Later, Modern Toss cartoons set my mind ablaze. I knew I had a lot of silly jokes that wouldn't work on stage as a comedian, stupidity and stuff that didn't fit with my voice. Material that was darker than the way I spoke conversationally on stage, but when I put them down in cards, people adored them. Like with Modern Toss – cartoons so crudely drawn they appear to be drawn by an idiot, which people allow because they’re a throwaway piece of junk, but they’re also housed within a greeting card, like a cheesy thing you get from your Nan, and yet it has this awful darkness within it.
The streaming show I probably watch once a week, without fatigue, is The Last Dance. It's embarrassing when my wife walks in and I'm watching it again. It's nearly worse than being caught watching porn. She's like, “Not this again.” I’ve read so many basketball books about that era. My only regret with The Last Dance is that it was so censored by Michael Jordan. He was a bully. He doesn’t mind admitting that, the way Roy Keane doesn’t. I'd love to know what was left on the cutting room floor – to see a director's cut.

I tend towards TV shows I can zone out to. With The Office, the American version, the jokes come thick and fast. They flow over you in such a pleasant way. Every episode is 20 minutes. It ties up beautifully each time. The show has so many different movements and character arcs within it. It’s an example of an actor at his apex. Steve Carell’s character is so complex and funny. It's got a tenderness to it on top of being laugh-out-loud funny. There is no dud episodes. It’s the Michael Jordan of Sitcoms because it never took a night off. Ever.
The podcast I listen to most is Fresh Air from NPR with Terry Gross. I've never heard anybody interview the way she does – the level of research, the care and her ability to get out of the way. “The quieter you become, the more you hear.” She is the embodiment of that truism. She manages to draw people out. Most of my technique for interviewing people is modelled on her. She regards each interview as a tribute. Sitting down with an interviewee, we're trying to talk about the best of them because they're paying you the compliment of sitting down with you.
Pete Holmes is a larger-than-life character. He’s about 6ft 5in. He’s a comedian, a very funny man. I stumbled across his podcast You Made It Weird because it had comedians on it that I looked up to. He has an unconventional way of interviewing. It's the opposite of how I do things. He rolls in without many, if any questions preordained. He manages to generate a vibe in the room more than anything else. He’s interviewed everyone who has made an impact in American comedy in the last 20 years, from Gary Shandling to Aisling Bea.

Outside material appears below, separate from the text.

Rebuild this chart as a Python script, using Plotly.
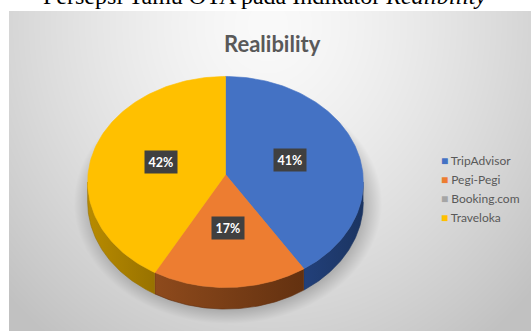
import base64
import struct
import zlib

import numpy as np
import plotly.graph_objects as go

# ---------------- data ----------------
labels = ["TripAdvisor", "Pegi-Pegi", "Booking.com", "Traveloka"]
values = [41, 17, 0, 42]
colors = ["#4472C4", "#ED7D31", "#A5A5A5", "#FFC000"]
side_colors = [["#22407A", "#1B3461"], ["#8E4A1C", "#633110"], ["#7A7A7A", "#5A5A5A"], ["#B88B00", "#987200"]]
title_text = "Realibility"
caption_text = "Persepsi Tamu OTA pada Indikator <i>Realibility</i>"

# ---------------- geometry / style ----------------
W, H = 531, 331
CX, CY = 225.5, 174.5      # projected pie centre
RA, RB = 137.5, 105.0      # horizontal / vertical radius
PERSP = -0.071             # perspective factor
DEPTH = 20.0               # thickness of the 3D pie


def proj(theta, r=1.0):
    u = r * np.sin(theta)
    v = -r * np.cos(theta)
    d = 1 + PERSP * v
    return CX + RA * u / d, CY + RB * v / d, d


def png_uri(img):
    h, w, _ = img.shape
    raw = b"".join(b"\x00" + img[i].tobytes() for i in range(h))

    def chunk(t, dat):
        c = struct.pack(">I", len(dat)) + t + dat
        return c + struct.pack(">I", zlib.crc32(t + dat) & 0xFFFFFFFF)

    png = (b"\x89PNG\r\n\x1a\n"
           + chunk(b"IHDR", struct.pack(">IIBBBBB", w, h, 8, 2, 0, 0, 0))
           + chunk(b"IDAT", zlib.compress(raw, 9))
           + chunk(b"IEND", b""))
    return "data:image/png;base64," + base64.b64encode(png).decode()


# background: radial grey gradient + soft shadow under the pie
BX0, BY0, BW, BH = 9, 11, W - 9, H - 11
yy, xx = np.mgrid[0:BH, 0:BW].astype(float)
X = xx + BX0 + 0.5
Y = yy + BY0 + 0.5
dist = np.sqrt(((X - 268) / 300) ** 2 + ((Y - 25) / 330) ** 2)
g = 250 - 44 * np.clip(dist, 0, 1.2) ** 1.4
e = np.sqrt(((X - 228) / 144) ** 2 + ((Y - 203) / 113) ** 2)
sh = np.clip((1.07 - e) / 0.13, 0, 1)
g = g * (1 - 0.2 * sh)
img = np.stack([g, g, g], -1).clip(0, 255).astype(np.uint8)
bg_uri = png_uri(img)

fig = go.Figure()

total = float(sum(values))
cum = np.cumsum([0] + values)
starts = cum[:-1] / total * 2 * np.pi
ends = cum[1:] / total * 2 * np.pi
t_left = np.arccos(PERSP)
t_right = 2 * np.pi - t_left

# side walls
for i in range(len(values)):
    if values[i] <= 0:
        continue
    lo, hi = max(starts[i], t_left), min(ends[i], t_right)
    if hi <= lo:
        continue
    th = np.linspace(lo, hi, 80)
    xt, yt, d = proj(th)
    yb = yt + DEPTH / d
    xs = np.concatenate([xt, xt[::-1]])
    ys = np.concatenate([yt, yb[::-1]])
    fig.add_trace(go.Scatter(
        x=xs, y=ys, mode="lines", fill="toself",
        line=dict(width=0.6, color=side_colors[i][1]),
        fillgradient=dict(type="horizontal",
                          colorscale=[[0, side_colors[i][0]], [1, side_colors[i][1]]]),
        hoverinfo="skip", showlegend=False))

# top faces
for i in range(len(values)):
    if values[i] <= 0:
        continue
    th = np.linspace(starts[i], ends[i], 120)
    xt, yt, _ = proj(th)
    xs = np.concatenate([[CX], xt, [CX]])
    ys = np.concatenate([[CY], yt, [CY]])
    fig.add_trace(go.Scatter(
        x=xs, y=ys, mode="lines", fill="toself", fillcolor=colors[i],
        line=dict(width=0.6, color=colors[i]),
        hoverinfo="skip", showlegend=False))

# legend entries (coloured square glyph inside the entry text)
for i in range(len(labels)):
    fig.add_trace(go.Scatter(
        x=[None], y=[None], mode="markers",
        marker=dict(size=0.1, color="rgba(0,0,0,0)", line=dict(width=0)),
        name='<span style="color:%s;font-size:12px">\u25A0</span> %s' % (colors[i], labels[i]),
        showlegend=True))

annotations = []
# percentage labels
for i in range(len(values)):
    if values[i] <= 0:
        continue
    mid = (starts[i] + ends[i]) / 2
    lx, ly, _ = proj(mid, 0.49)
    pct = "%d%%" % round(values[i] / total * 100)
    annotations.append(dict(x=lx, y=ly, xref="x", yref="y", text=pct, showarrow=False,
                            font=dict(family="Lato", size=12.5, color="white", weight="bold"),
                            bgcolor="#404040", borderpad=3.5))

annotations.append(dict(x=272, y=43, xref="x", yref="y", text=title_text, showarrow=False,
                        font=dict(family="Lato", size=22, color="#595959", weight="bold"),
                        xanchor="center", yanchor="middle"))
annotations.append(dict(x=265, y=11, xref="x", yref="y", text=caption_text, showarrow=False,
                        font=dict(family="Liberation Serif", size=24, color="black"),
                        xanchor="center", yanchor="bottom"))

fig.update_layout(
    width=W, height=H,
    margin=dict(l=0, r=0, t=0, b=0),
    paper_bgcolor="white",
    plot_bgcolor="rgba(0,0,0,0)",
    xaxis=dict(range=[0, W], visible=False, fixedrange=True),
    yaxis=dict(range=[H, 0], visible=False, fixedrange=True),
    images=[dict(source=bg_uri, xref="paper", yref="paper",
                 x=BX0 / W, y=1 - BY0 / H, sizex=BW / W, sizey=BH / H,
                 xanchor="left", yanchor="top", sizing="stretch", layer="below")],
    annotations=annotations,
    legend=dict(x=0.755, y=0.558, xanchor="left", yanchor="top",
                bgcolor="rgba(255,255,255,0)",
                font=dict(family="Lato", size=12, color="#595959"),
                itemwidth=30, tracegroupgap=0),
    showlegend=True,
)

fig.write_html("out.html")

Pete Holmes reads compulsively around spirituality, meditation and religion. He was raised in a very orthodox Protestant part of Massachusetts. He married the first woman he kissed. He subsequently divorced her when he found her cheating on him. He has all these forks in the road of his life that he brings to every podcast interview. I always think that the reason why people talk to me is because I don't pepper them with questions. While I have my research done, I offer some of me. I probably got that from Pete.
I got to perform with John Mulaney at Kilkenny Cat Laughs many moons ago. He went to UCD at the same time as me. Our paths and worlds have crossed in that way a bunch of times. He’s one of the biggest stars of American comedy. He's got a few specials on Netflix. He's an example of somebody who found his voice. Once he found it, it was just a matter of throwing coal in the engine and letting the train go down the tracks. The stuff that he's produced is kind of perfection.